4 thoughts on “Smart people saying stupid things”

  1. OK. I fell for it. I skimmed the Witt piece, and some of the conservative commentaries on it until I got to this:

    “Christianity at least holds on to the idea that Truth exists, and is knowable, however imperfectly.”

    Now my knowledge of epistemology and metaphysics is rudimentary, but even I have a built-in crap detector that started flashing red lights when I read this.

    “Truth exists”.

    I assume by this the writer means that there is a class of propositions to which we may assign the value True or False. So far so good.

    “…is knowable”

    Yep, if a proposition is True that’s because you know that it’s true either on an evidential or logical basis.

    “…however imperfectly.”

    No. Won’t do. ‘Known imperfectly’ does not compute. It violates the law of the undistributed middle.

    Where our knowledge of X is fragmentary or uncertain, we use other techniques – probabilistic reasoning, fuzzy logic, or the humility that says “In my opinion” – but we don’t say we know X.

    In short, the writer is bullshitting.

    Now we can have a debate about the merits and demerits of porn (and I personally have got no time for most of it) but an argument that says, “We must get rid of porn because some imperfectly known supernatural entity says so” is not fit for purpose.

    1. I actually think they were writing more broadly than just porn. I think it was the whole idea of kinky sex that disturbed them. They don’t just want to control what people see, but how they live and think.
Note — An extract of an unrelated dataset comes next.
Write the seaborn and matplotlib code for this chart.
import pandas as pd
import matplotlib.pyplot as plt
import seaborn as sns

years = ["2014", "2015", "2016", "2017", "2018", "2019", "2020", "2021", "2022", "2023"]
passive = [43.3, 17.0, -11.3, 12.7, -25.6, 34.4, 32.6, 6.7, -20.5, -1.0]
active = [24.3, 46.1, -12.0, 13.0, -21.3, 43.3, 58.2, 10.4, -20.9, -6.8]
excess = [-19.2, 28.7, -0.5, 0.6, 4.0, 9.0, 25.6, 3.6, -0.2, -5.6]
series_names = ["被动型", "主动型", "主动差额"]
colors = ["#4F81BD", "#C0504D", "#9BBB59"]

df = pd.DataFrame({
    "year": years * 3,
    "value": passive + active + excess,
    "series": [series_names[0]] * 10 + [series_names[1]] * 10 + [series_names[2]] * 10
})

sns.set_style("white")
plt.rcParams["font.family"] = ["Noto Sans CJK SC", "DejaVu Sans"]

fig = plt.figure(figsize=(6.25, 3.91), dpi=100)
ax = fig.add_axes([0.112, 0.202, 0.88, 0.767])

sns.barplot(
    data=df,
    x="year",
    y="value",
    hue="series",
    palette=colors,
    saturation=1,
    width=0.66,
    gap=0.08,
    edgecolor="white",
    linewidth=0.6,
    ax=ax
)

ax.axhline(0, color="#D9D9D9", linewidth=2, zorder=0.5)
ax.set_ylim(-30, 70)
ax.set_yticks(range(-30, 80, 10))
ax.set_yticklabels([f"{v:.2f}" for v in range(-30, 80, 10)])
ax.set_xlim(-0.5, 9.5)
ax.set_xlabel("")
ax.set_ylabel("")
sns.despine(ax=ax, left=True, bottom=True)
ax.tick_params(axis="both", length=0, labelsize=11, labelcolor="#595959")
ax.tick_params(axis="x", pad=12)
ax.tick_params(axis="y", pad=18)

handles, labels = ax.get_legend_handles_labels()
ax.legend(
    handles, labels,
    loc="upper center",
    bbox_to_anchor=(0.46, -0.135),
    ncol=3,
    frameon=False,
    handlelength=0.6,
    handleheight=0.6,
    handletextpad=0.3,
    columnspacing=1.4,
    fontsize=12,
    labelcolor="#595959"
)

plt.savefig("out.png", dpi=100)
      It seemed to be that one opinion was that it was always depraved, disgusting and loveless (all of which is clearly not true), but at least it was consenting, which is a good thing. And the other opinion was that consent is irrelevant, since bad things can be consented to. Therefore (big jump coming up here) only God’s truth is a good guide. Which as you point out, as it’s formulated here, has a few problems.

      -paltego

    1. Ha. That’s funny. Hadn’t even thought of that angle. Kind of ironic that the one example of bad consent he picked involved willing self-sacrifice and consumption of flesh.